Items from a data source
──────────

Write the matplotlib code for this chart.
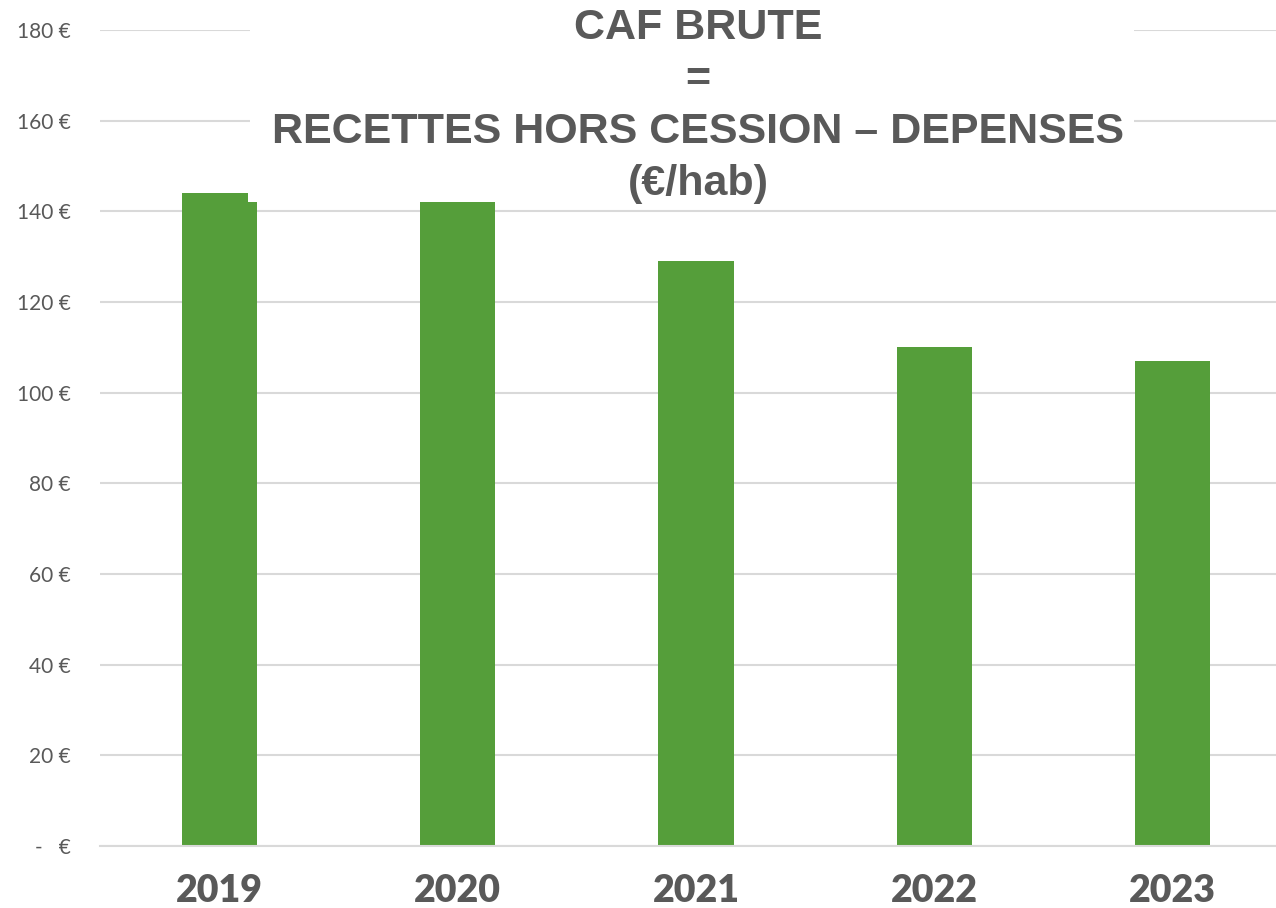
import matplotlib
matplotlib.use("Agg")
import matplotlib.pyplot as plt
from matplotlib.patches import Rectangle

years = ["2019", "2020", "2021", "2022", "2023"]
caf_brute = [142, 142, 129, 110, 107]
# earlier 2019 value drawn partly over the first bar in the reference
overlay_2019 = [144]
ytick_values = [0, 20, 40, 60, 80, 100, 120, 140, 160, 180]
ytick_labels = ["-   €", "20 €", "40 €", "60 €", "80 €", "100 €", "120 €", "140 €", "160 €", "180 €"]

title_font = "Liberation Sans"
tick_font = "Lato"

GREEN = "#559E3A"
TEXT = "#595959"
GRID = "#D9D9D9"

fig = plt.figure(figsize=(12.76, 9.08), dpi=100)
ax = fig.add_axes([100/1276, 62/908, 1192/1276, 816/908])

x = list(range(len(years)))
width = 0.315
ax.bar(x, caf_brute, width=width, color=GREEN, zorder=2)
ax.bar([x[0] - width / 2], overlay_2019, width=width * 0.89, align="edge", color=GREEN, zorder=2)

ax.set_xlim(-0.5, 4.5)
ax.set_ylim(0, 180)
ax.set_yticks(ytick_values)
ax.set_yticklabels(ytick_labels, fontfamily=tick_font, fontsize=15, color=TEXT)
ax.set_xticks(x)
ax.set_xticklabels(years, fontfamily=tick_font, fontsize=27, fontweight="heavy", color=TEXT)
ax.tick_params(axis="y", length=0, pad=21)
ax.tick_params(axis="x", length=0, pad=20)
ax.yaxis.grid(True, color=GRID, linewidth=1.5, zorder=0)
ax.set_axisbelow(True)
for s in ax.spines.values():
    s.set_visible(False)
ax.spines["bottom"].set_visible(True)
ax.spines["bottom"].set_color(GRID)
ax.spines["bottom"].set_linewidth(1.5)
ax.spines["bottom"].set_zorder(3)

# white panel behind the title, hiding the upper gridlines
fig.patches.append(Rectangle((250/1276, 1 - 200/908), 884/1276, 190/908,
                             transform=fig.transFigure, facecolor="white",
                             edgecolor="none", zorder=5))
fig.text(698/1276, 1 - 106/908,
         "CAF BRUTE\n=\nRECETTES HORS CESSION – DEPENSES\n(€/hab)",
         ha="center", va="center", fontsize=31, fontweight="bold",
         fontfamily=title_font, color=TEXT, linespacing=1.38, zorder=10)

fig.savefig("out.png", dpi=100)
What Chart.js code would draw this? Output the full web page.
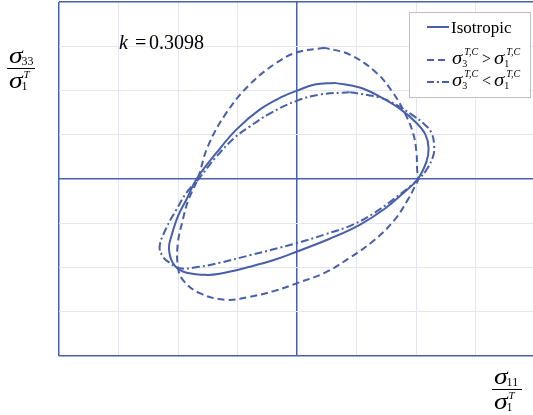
<!DOCTYPE html>
<html lang="en">
<head>
  <meta charset="UTF-8">
  <title>Failure envelope k = 0.3098</title>
  <script src="https://cdn.jsdelivr.net/npm/chart.js"></script>
  <style>
    body { margin: 0; background: #fff; }
  </style>
</head>
<body>
  <canvas id="grafico" width="533" height="415"></canvas>

  <script>
    // sigma11/sigma1T (x) and sigma33/sigma1T (y)
    const isoX = [0.315, 0.147, 0, -0.119, -0.315, -0.511, -0.679, -0.845, -0.931, -1.002, -1.057, -1.077, -1.044, -0.960, -0.777, -0.651, -0.399, -0.189, 0, 0.273, 0.525, 0.735, 0.903, 1.013, 1.086, 1.103, 1.077, 1.002, 0.861, 0.693, 0.525, 0.315];
    const isoY = [1.086, 1.067, 0.999, 0.934, 0.784, 0.558, 0.294, 0, -0.234, -0.423, -0.649, -0.781, -0.950, -1.045, -1.083, -1.071, -0.992, -0.913, -0.819, -0.675, -0.517, -0.336, -0.144, 0, 0.199, 0.351, 0.501, 0.633, 0.795, 0.931, 1.033, 1.086];

    const gtX = [0.231, 0, -0.175, -0.399, -0.595, -0.750, -0.836, -0.918, -0.960, -1.002, -1.002, -0.960, -0.819, -0.595, -0.399, -0.189, 0, 0.231, 0.441, 0.651, 0.819, 0.929, 0.987, 1.015, 1.007, 1.002, 0.973, 0.903, 0.805, 0.666, 0.441, 0.231];
    const gtY = [1.482, 1.432, 1.312, 1.067, 0.747, 0.369, 0, -0.253, -0.460, -0.724, -0.989, -1.139, -1.290, -1.365, -1.331, -1.264, -1.176, -1.060, -0.890, -0.687, -0.460, -0.234, -0.087, 0, 0.105, 0.294, 0.520, 0.747, 0.973, 1.199, 1.406, 1.482];

    const ltX = [0.441, 0.189, 0, -0.231, -0.399, -0.525, -0.679, -0.828, -0.931, -1.015, -1.099, -1.155, -1.128, -1.071, -0.987, -0.819, -0.651, -0.399, 0, 0.231, 0.469, 0.651, 0.805, 0.945, 1.021, 1.086, 1.141, 1.150, 1.128, 1.063, 0.962, 0.836, 0.693, 0.441];
    const ltY = [0.980, 0.954, 0.886, 0.739, 0.592, 0.467, 0.252, 0, -0.158, -0.347, -0.554, -0.762, -0.876, -0.947, -1.009, -0.992, -0.947, -0.862, -0.724, -0.627, -0.515, -0.380, -0.233, -0.087, 0, 0.105, 0.256, 0.369, 0.520, 0.625, 0.727, 0.835, 0.920, 0.980];

    const gridTicks = [-2, -1.5, -1, -0.5, 0, 0.5, 1, 1.5, 2];
    const kLabel = '0.3098';

    const blu = 'rgb(72, 95, 170)';
    const serif = '"Liberation Serif", "DejaVu Serif", serif';

    const punti = (xs, ys) => xs.map((x, i) => ({ x: x, y: ys[i] }));

    function serie(label, xs, ys, dash) {
      return {
        label: label,
        data: punti(xs, ys),
        showLine: true,
        borderColor: blu,
        borderWidth: 2,
        borderDash: dash,
        pointRadius: 0,
        tension: 0.4,
        fill: false
      };
    }

    // slightly widened sigma, returns its width
    function sig(ctx, x, y, px) {
      ctx.font = 'italic ' + px + 'px ' + serif;
      const w = ctx.measureText('σ').width * 1.15;
      ctx.save();
      ctx.translate(x, y);
      ctx.scale(1.15, 1);
      ctx.fillText('σ', 0, 0);
      ctx.restore();
      return w;
    }

    function frazione(ctx, x, yBar, numSub, w) {
      ctx.fillStyle = '#000';
      let ws = sig(ctx, x + 2, yBar - 5, 24);
      ctx.font = '12px ' + serif;
      ctx.fillText(numSub, x + ws + 1, yBar - 3);
      ws = sig(ctx, x + 2, yBar + 20, 24);
      ctx.font = 'italic 11px ' + serif;
      ctx.fillText('T', x + ws + 3, yBar + 10);
      ctx.font = '12px ' + serif;
      ctx.fillText('1', x + ws + 1, yBar + 22);
      ctx.strokeStyle = '#000';
      ctx.lineWidth = 1;
      ctx.beginPath();
      ctx.moveTo(x, yBar + 0.5);
      ctx.lineTo(x + w, yBar + 0.5);
      ctx.stroke();
    }

    function sigmaTC(ctx, x, b, idx) {
      const ws = sig(ctx, x, b, 18);
      ctx.font = 'italic 10px ' + serif;
      ctx.fillText('T,C', x + ws + 2, b - 9);
      ctx.font = '10px ' + serif;
      ctx.fillText(idx, x + ws, b + 3);
    }

    function voceLegenda(ctx, y, dash, testo) {
      ctx.strokeStyle = blu;
      ctx.lineWidth = 2;
      ctx.setLineDash(dash);
      ctx.beginPath();
      ctx.moveTo(427, y);
      ctx.lineTo(449, y);
      ctx.stroke();
      ctx.setLineDash([]);
      ctx.fillStyle = '#000';
      if (typeof testo === 'string') {
        ctx.font = '17px ' + serif;
        ctx.fillText(testo, 451, y + 6);
        return;
      }
      const b = y + 4;
      sigmaTC(ctx, 452, b, '3');
      ctx.font = '16px ' + serif;
      ctx.fillText(testo.op, 482, b);
      sigmaTC(ctx, 494, b, '1');
    }

    const testi = {
      id: 'testi',
      afterDraw(chart) {
        const ctx = chart.ctx;
        ctx.save();
        ctx.textBaseline = 'alphabetic';
        ctx.fillStyle = '#000';

        // k = 0.3098
        ctx.font = 'italic 20px ' + serif;
        ctx.fillText('k', 119, 49);
        ctx.font = '20px ' + serif;
        ctx.fillText('=', 135, 49);
        ctx.fillText(kLabel, 149, 49);

        // axis labels
        frazione(ctx, 7, 68, '33', 28);
        frazione(ctx, 492, 389, '11', 30);

        // legend box
        ctx.fillStyle = '#fff';
        ctx.fillRect(409.5, 12.5, 121, 85);
        ctx.strokeStyle = '#bfbfbf';
        ctx.lineWidth = 1;
        ctx.strokeRect(409.5, 12.5, 121, 85);
        voceLegenda(ctx, 27, [], 'Isotropic');
        voceLegenda(ctx, 60, [7, 4], { op: '>' });
        voceLegenda(ctx, 82, [7, 3, 2, 3], { op: '<' });
        ctx.restore();
      }
    };

    const coloreGriglia = (c) => {
      const v = c.tick ? c.tick.value : null;
      return (v === 0 || v === -2 || v === 2) ? blu : '#e3e6f0';
    };
    const spessoreGriglia = (c) => {
      const v = c.tick ? c.tick.value : null;
      return (v === 0 || v === -2 || v === 2) ? 1.5 : 1;
    };

    const grafico = new Chart(document.getElementById('grafico'), {
      type: 'scatter',
      data: {
        datasets: [
          serie('Isotropic', isoX, isoY, []),
          serie('σ3 > σ1', gtX, gtY, [7, 4]),
          serie('σ3 < σ1', ltX, ltY, [8, 3, 2, 3])
        ]
      },
      options: {
        responsive: false,
        animation: false,
        layout: { padding: { left: 59, top: 2, right: 0, bottom: 59 } },
        plugins: {
          legend: { display: false },
          tooltip: { enabled: false }
        },
        scales: {
          x: {
            type: 'linear',
            min: -2,
            max: 1.98,
            afterBuildTicks: (s) => { s.ticks = gridTicks.filter(v => v < 1.98).map(v => ({ value: v })); },
            ticks: { display: false },
            border: { display: false },
            grid: { color: coloreGriglia, lineWidth: spessoreGriglia, drawTicks: false }
          },
          y: {
            type: 'linear',
            min: -2,
            max: 2,
            afterBuildTicks: (s) => { s.ticks = gridTicks.map(v => ({ value: v })); },
            ticks: { display: false },
            border: { display: false },
            grid: { color: coloreGriglia, lineWidth: spessoreGriglia, drawTicks: false }
          }
        }
      },
      plugins: [testi]
    });
  </script>
</body>
</html>
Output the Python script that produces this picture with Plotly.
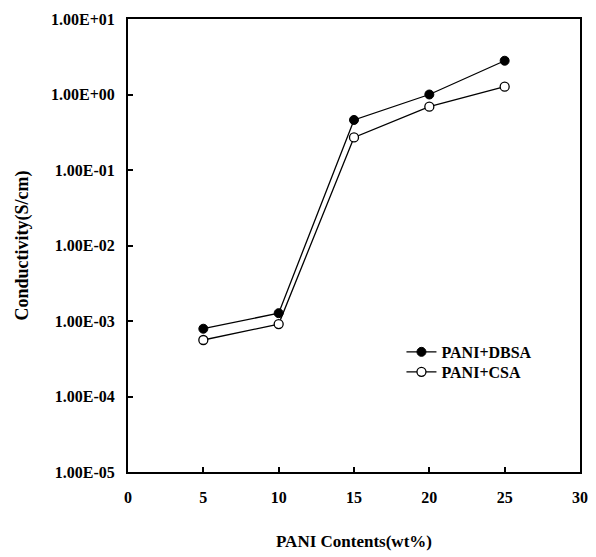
import plotly.graph_objects as go

x_vals = [5, 10, 15, 20, 25]
dbsa = [7.9e-4, 1.27e-3, 0.46, 1.0, 2.8]
csa = [5.6e-4, 9.1e-4, 0.27, 0.69, 1.27]
y_tickvals = [1e-5, 1e-4, 1e-3, 1e-2, 1e-1, 1e0, 1e1]
y_ticktext = ["1.00E-05", "1.00E-04", "1.00E-03", "1.00E-02", "1.00E-01", "1.00E+00", "1.00E+01"]
x_tickvals = [0, 5, 10, 15, 20, 25, 30]

font = dict(family="Liberation Serif", size=16, color="black")
leg_font = dict(family="Liberation Serif", size=16, color="black")

fig = go.Figure()
fig.add_trace(go.Scatter(x=x_vals, y=dbsa, name="<b>PANI+DBSA</b>", mode="lines+markers",
                         line=dict(color="black", width=1.3), legend="legend",
                         marker=dict(symbol="circle", size=9, color="black", line=dict(color="black", width=1))))
fig.add_trace(go.Scatter(x=x_vals, y=csa, name="<b>PANI+CSA</b>", mode="lines+markers",
                         line=dict(color="black", width=1.3), legend="legend2",
                         marker=dict(symbol="circle", size=9, color="white", line=dict(color="black", width=1.3))))

fig.update_layout(
    width=588, height=549,
    margin=dict(l=120, r=16, t=11, b=85, autoexpand=False),
    paper_bgcolor="white", plot_bgcolor="white",
    font=font,
    showlegend=True,
    legend=dict(x=0.605, y=0.265, xanchor="left", yanchor="middle", bgcolor="rgba(0,0,0,0)",
                font=leg_font, itemwidth=30, borderwidth=0),
    legend2=dict(x=0.605, y=0.221, xanchor="left", yanchor="middle", bgcolor="rgba(0,0,0,0)",
                 font=leg_font, itemwidth=30, borderwidth=0),
    annotations=[dict(text="<b>Conductivity(S/cm)</b>", xref="paper", yref="paper",
                      x=0, y=0.5, xanchor="center", yanchor="middle", xshift=-106,
                      textangle=-90, showarrow=False,
                      font=dict(family="Liberation Serif", size=18, color="black"))],
)
fig.update_xaxes(range=[0, 30], tickvals=x_tickvals, ticktext=[f"<b>{v}</b>" for v in x_tickvals],
                 showline=True, linecolor="black", linewidth=2, mirror=True,
                 ticks="inside", ticklen=5, tickwidth=1.5, tickcolor="black",
                 showgrid=False, zeroline=False, ticklabelstandoff=10, automargin=False,
                 title=dict(text="<b>PANI Contents(wt%)</b>", standoff=30, font=dict(size=17)))
fig.update_yaxes(type="log", range=[-5, 1], tickvals=y_tickvals, ticktext=[f"<b>{t}</b>" for t in y_ticktext],
                 showline=True, linecolor="black", linewidth=2, mirror=True,
                 ticks="inside", ticklen=5, tickwidth=1.5, tickcolor="black",
                 showgrid=False, zeroline=False, ticklabelstandoff=8, automargin=False)

fig.write_html("out.html")
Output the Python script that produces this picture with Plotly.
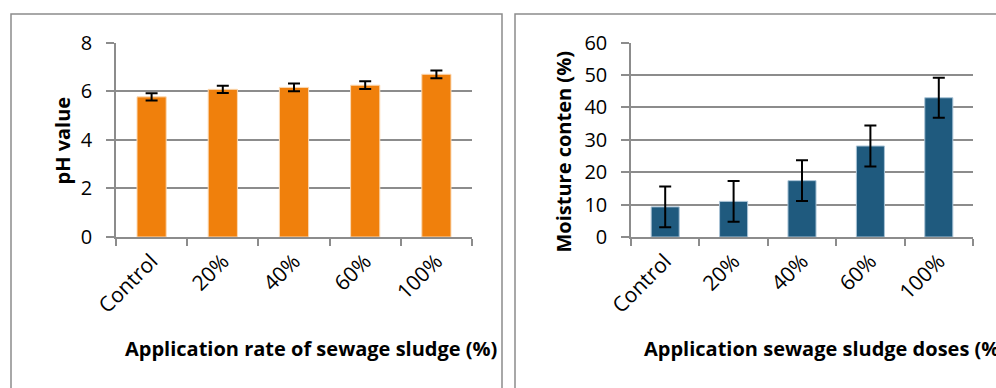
import plotly.graph_objects as go

# Treatments (sewage sludge application rates)
categories = ["Control", "20%", "40%", "60%", "100%"]

# Soil pH (mean and standard deviation)
ph_mean = [5.77, 6.08, 6.16, 6.25, 6.70]
ph_sd = [0.15, 0.15, 0.16, 0.16, 0.16]

# Soil moisture content, % (mean and standard deviation)
moist_mean = [9.3, 11.0, 17.4, 28.1, 43.0]
moist_sd = [6.3, 6.3, 6.3, 6.3, 6.2]

W, H = 996, 388
FONT = "Open Sans"
GRID = "#8c8c8c"
ORANGE = "#f0800c"
BLUE = "#1f5a7e"


def px(x):
    return x / W


def py(y):
    return 1 - y / H


fig = go.Figure()

fig.add_trace(go.Bar(
    x=categories, y=ph_mean, xaxis="x", yaxis="y",
    marker=dict(color=ORANGE, line=dict(color="#fbd9b4", width=1)),
    error_y=dict(type="data", array=ph_sd, color="black", thickness=2, width=6),
    showlegend=False,
))
fig.add_trace(go.Bar(
    x=categories, y=moist_mean, xaxis="x2", yaxis="y2",
    marker=dict(color=BLUE, line=dict(color="#a9c3d6", width=1)),
    error_y=dict(type="data", array=moist_sd, color="black", thickness=2, width=6),
    showlegend=False,
))

xcommon = dict(
    type="category", tickson="boundaries", ticks="outside", ticklen=7,
    tickcolor=GRID, tickwidth=1.5, showline=True, linecolor=GRID, linewidth=1.5,
    showgrid=False, tickangle=-45, tickfont=dict(family=FONT, size=21, color="black"),
    ticklabelstandoff=2, fixedrange=True, automargin=False,
)
ycommon = dict(
    ticks="outside", ticklen=8, tickcolor=GRID, tickwidth=1.5,
    showline=True, linecolor=GRID, linewidth=1.5,
    showgrid=True, gridcolor=GRID, gridwidth=1.5, zeroline=False,
    tickfont=dict(family=FONT, size=20, color="black"), ticklabelstandoff=10,
    fixedrange=True, automargin=False,
)

y_dom = [py(237), py(42.7)]

fig.update_layout(
    width=W, height=H,
    margin=dict(l=0, r=0, t=0, b=0, pad=0, autoexpand=False),
    paper_bgcolor="white", plot_bgcolor="white",
    bargap=0.59,
    xaxis=dict(domain=[px(116), px(472)], anchor="y", **xcommon),
    yaxis=dict(domain=y_dom, anchor="x", range=[0, 8], dtick=2, **ycommon),
    xaxis2=dict(domain=[px(631), px(973)], anchor="y2", **xcommon),
    yaxis2=dict(domain=y_dom, anchor="x2", range=[0, 60], dtick=10, **ycommon),
)

title_font = dict(family=FONT, size=20, color="black", weight="bold")

annotations = [
    dict(text="Application rate of sewage sludge (%)", x=px(311), y=py(348),
         xanchor="center", yanchor="middle"),
    dict(text="Application sewage sludge doses (%)", x=px(642), y=py(348),
         xanchor="left", yanchor="middle"),
    dict(text="pH value", x=px(62), y=py(140.5), textangle=-90,
         xanchor="center", yanchor="middle"),
    dict(text="Moisture conten (%)", x=px(563), y=py(152.5), textangle=-90,
         xanchor="center", yanchor="middle"),
]
for a in annotations:
    fig.add_annotation(xref="paper", yref="paper", showarrow=False,
                       font=title_font, **a)

# Chart-area frames around each panel
border = dict(color=GRID, width=1.5)
fig.add_shape(type="rect", xref="paper", yref="paper",
              x0=px(11), x1=px(502), y0=py(400), y1=py(14), line=border)
fig.add_shape(type="rect", xref="paper", yref="paper",
              x0=px(515), x1=px(1010), y0=py(400), y1=py(14), line=border)

fig.write_html("out.html")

──────────

Work to be completed:
With all pictures left out, please transcribe exactly the lines from the start of the material through the line with "from matplotlib.patches import Rectangle".

Answer to the task:
Write the matplotlib code for this chart.
import matplotlib
matplotlib.use("Agg")
import matplotlib.pyplot as plt
from matplotlib.patches import Rectangle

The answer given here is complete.